• AVAILABLE DATA:
○ ○ ○

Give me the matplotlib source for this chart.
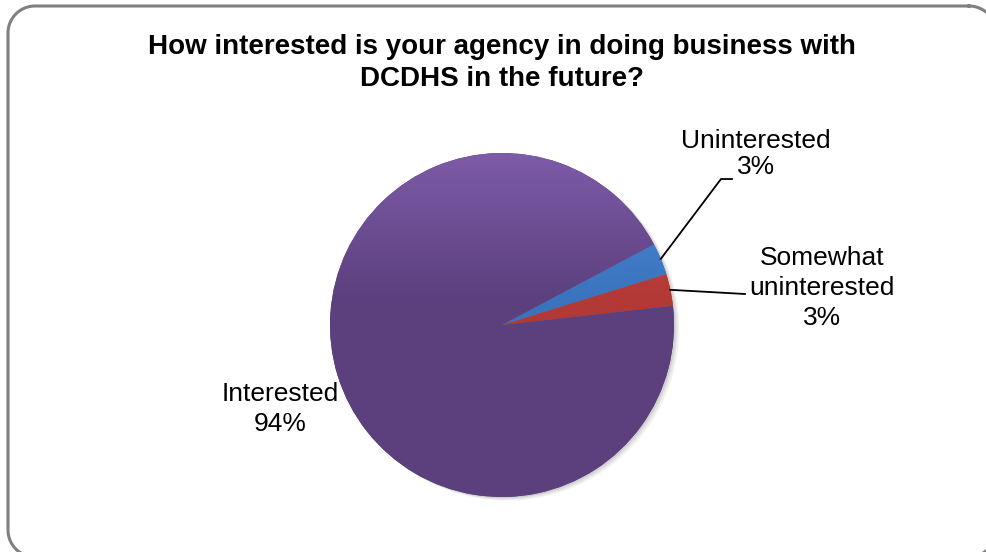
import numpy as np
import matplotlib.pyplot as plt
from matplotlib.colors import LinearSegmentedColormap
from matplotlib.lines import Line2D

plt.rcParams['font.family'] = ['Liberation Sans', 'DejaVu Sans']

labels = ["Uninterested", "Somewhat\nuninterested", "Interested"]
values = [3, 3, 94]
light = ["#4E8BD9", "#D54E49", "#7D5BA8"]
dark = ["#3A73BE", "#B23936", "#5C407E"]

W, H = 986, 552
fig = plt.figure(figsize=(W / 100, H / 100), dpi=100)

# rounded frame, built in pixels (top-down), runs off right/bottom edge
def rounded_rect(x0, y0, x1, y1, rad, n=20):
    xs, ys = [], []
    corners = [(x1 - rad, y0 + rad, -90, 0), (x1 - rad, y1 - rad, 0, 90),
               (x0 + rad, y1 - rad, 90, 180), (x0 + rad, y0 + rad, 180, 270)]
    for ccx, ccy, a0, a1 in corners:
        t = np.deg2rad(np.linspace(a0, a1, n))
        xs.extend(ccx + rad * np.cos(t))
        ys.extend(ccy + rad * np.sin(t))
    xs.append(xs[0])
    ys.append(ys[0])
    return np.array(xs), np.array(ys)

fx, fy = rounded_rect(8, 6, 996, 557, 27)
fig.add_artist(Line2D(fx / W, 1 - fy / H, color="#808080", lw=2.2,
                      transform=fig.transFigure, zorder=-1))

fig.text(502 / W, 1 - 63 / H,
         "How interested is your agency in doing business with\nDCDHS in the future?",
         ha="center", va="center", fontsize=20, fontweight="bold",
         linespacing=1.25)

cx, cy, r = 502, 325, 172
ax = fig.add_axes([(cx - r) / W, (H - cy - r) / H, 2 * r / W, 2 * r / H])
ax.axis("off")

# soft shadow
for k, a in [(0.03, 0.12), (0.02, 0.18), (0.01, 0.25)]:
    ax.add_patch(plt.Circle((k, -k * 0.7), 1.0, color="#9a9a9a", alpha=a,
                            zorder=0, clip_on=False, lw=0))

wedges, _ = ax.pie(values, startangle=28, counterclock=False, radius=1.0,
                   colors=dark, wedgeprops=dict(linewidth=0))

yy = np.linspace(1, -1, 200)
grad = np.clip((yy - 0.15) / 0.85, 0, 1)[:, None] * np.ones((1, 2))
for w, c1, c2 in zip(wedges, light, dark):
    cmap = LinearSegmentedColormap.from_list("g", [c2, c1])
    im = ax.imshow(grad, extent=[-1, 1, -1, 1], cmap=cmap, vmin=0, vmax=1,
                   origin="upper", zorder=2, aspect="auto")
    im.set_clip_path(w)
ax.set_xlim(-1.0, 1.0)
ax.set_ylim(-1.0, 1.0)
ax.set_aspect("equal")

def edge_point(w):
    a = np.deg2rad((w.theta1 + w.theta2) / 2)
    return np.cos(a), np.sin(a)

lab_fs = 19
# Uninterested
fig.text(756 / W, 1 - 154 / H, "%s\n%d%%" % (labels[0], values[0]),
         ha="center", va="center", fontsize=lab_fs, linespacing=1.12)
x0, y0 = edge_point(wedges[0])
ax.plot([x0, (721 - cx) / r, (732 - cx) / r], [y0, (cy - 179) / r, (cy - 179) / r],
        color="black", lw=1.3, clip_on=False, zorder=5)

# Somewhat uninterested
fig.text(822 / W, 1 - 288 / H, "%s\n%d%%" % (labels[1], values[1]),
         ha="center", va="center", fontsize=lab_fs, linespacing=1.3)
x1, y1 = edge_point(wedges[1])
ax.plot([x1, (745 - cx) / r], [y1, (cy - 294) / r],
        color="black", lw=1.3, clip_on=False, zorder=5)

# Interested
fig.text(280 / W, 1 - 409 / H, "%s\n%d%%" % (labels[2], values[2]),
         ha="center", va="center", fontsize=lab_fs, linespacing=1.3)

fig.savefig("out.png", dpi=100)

○ ○ ○

Your task is to repeat the material above exactly, without its pictures.

Give me the matplotlib source for this chart.
import numpy as np
import matplotlib.pyplot as plt
from matplotlib.colors import LinearSegmentedColormap
from matplotlib.lines import Line2D

plt.rcParams['font.family'] = ['Liberation Sans', 'DejaVu Sans']

labels = ["Uninterested", "Somewhat\nuninterested", "Interested"]
values = [3, 3, 94]
light = ["#4E8BD9", "#D54E49", "#7D5BA8"]
dark = ["#3A73BE", "#B23936", "#5C407E"]

W, H = 986, 552
fig = plt.figure(figsize=(W / 100, H / 100), dpi=100)

# rounded frame, built in pixels (top-down), runs off right/bottom edge
def rounded_rect(x0, y0, x1, y1, rad, n=20):
    xs, ys = [], []
    corners = [(x1 - rad, y0 + rad, -90, 0), (x1 - rad, y1 - rad, 0, 90),
               (x0 + rad, y1 - rad, 90, 180), (x0 + rad, y0 + rad, 180, 270)]
    for ccx, ccy, a0, a1 in corners:
        t = np.deg2rad(np.linspace(a0, a1, n))
        xs.extend(ccx + rad * np.cos(t))
        ys.extend(ccy + rad * np.sin(t))
    xs.append(xs[0])
    ys.append(ys[0])
    return np.array(xs), np.array(ys)

fx, fy = rounded_rect(8, 6, 996, 557, 27)
fig.add_artist(Line2D(fx / W, 1 - fy / H, color="#808080", lw=2.2,
                      transform=fig.transFigure, zorder=-1))

fig.text(502 / W, 1 - 63 / H,
         "How interested is your agency in doing business with\nDCDHS in the future?",
         ha="center", va="center", fontsize=20, fontweight="bold",
         linespacing=1.25)

cx, cy, r = 502, 325, 172
ax = fig.add_axes([(cx - r) / W, (H - cy - r) / H, 2 * r / W, 2 * r / H])
ax.axis("off")

# soft shadow
for k, a in [(0.03, 0.12), (0.02, 0.18), (0.01, 0.25)]:
    ax.add_patch(plt.Circle((k, -k * 0.7), 1.0, color="#9a9a9a", alpha=a,
                            zorder=0, clip_on=False, lw=0))

wedges, _ = ax.pie(values, startangle=28, counterclock=False, radius=1.0,
                   colors=dark, wedgeprops=dict(linewidth=0))

yy = np.linspace(1, -1, 200)
grad = np.clip((yy - 0.15) / 0.85, 0, 1)[:, None] * np.ones((1, 2))
for w, c1, c2 in zip(wedges, light, dark):
    cmap = LinearSegmentedColormap.from_list("g", [c2, c1])
    im = ax.imshow(grad, extent=[-1, 1, -1, 1], cmap=cmap, vmin=0, vmax=1,
                   origin="upper", zorder=2, aspect="auto")
    im.set_clip_path(w)
ax.set_xlim(-1.0, 1.0)
ax.set_ylim(-1.0, 1.0)
ax.set_aspect("equal")

def edge_point(w):
    a = np.deg2rad((w.theta1 + w.theta2) / 2)
    return np.cos(a), np.sin(a)

lab_fs = 19
# Uninterested
fig.text(756 / W, 1 - 154 / H, "%s\n%d%%" % (labels[0], values[0]),
         ha="center", va="center", fontsize=lab_fs, linespacing=1.12)
x0, y0 = edge_point(wedges[0])
ax.plot([x0, (721 - cx) / r, (732 - cx) / r], [y0, (cy - 179) / r, (cy - 179) / r],
        color="black", lw=1.3, clip_on=False, zorder=5)

# Somewhat uninterested
fig.text(822 / W, 1 - 288 / H, "%s\n%d%%" % (labels[1], values[1]),
         ha="center", va="center", fontsize=lab_fs, linespacing=1.3)
x1, y1 = edge_point(wedges[1])
ax.plot([x1, (745 - cx) / r], [y1, (cy - 294) / r],
        color="black", lw=1.3, clip_on=False, zorder=5)

# Interested
fig.text(280 / W, 1 - 409 / H, "%s\n%d%%" % (labels[2], values[2]),
         ha="center", va="center", fontsize=lab_fs, linespacing=1.3)

fig.savefig("out.png", dpi=100)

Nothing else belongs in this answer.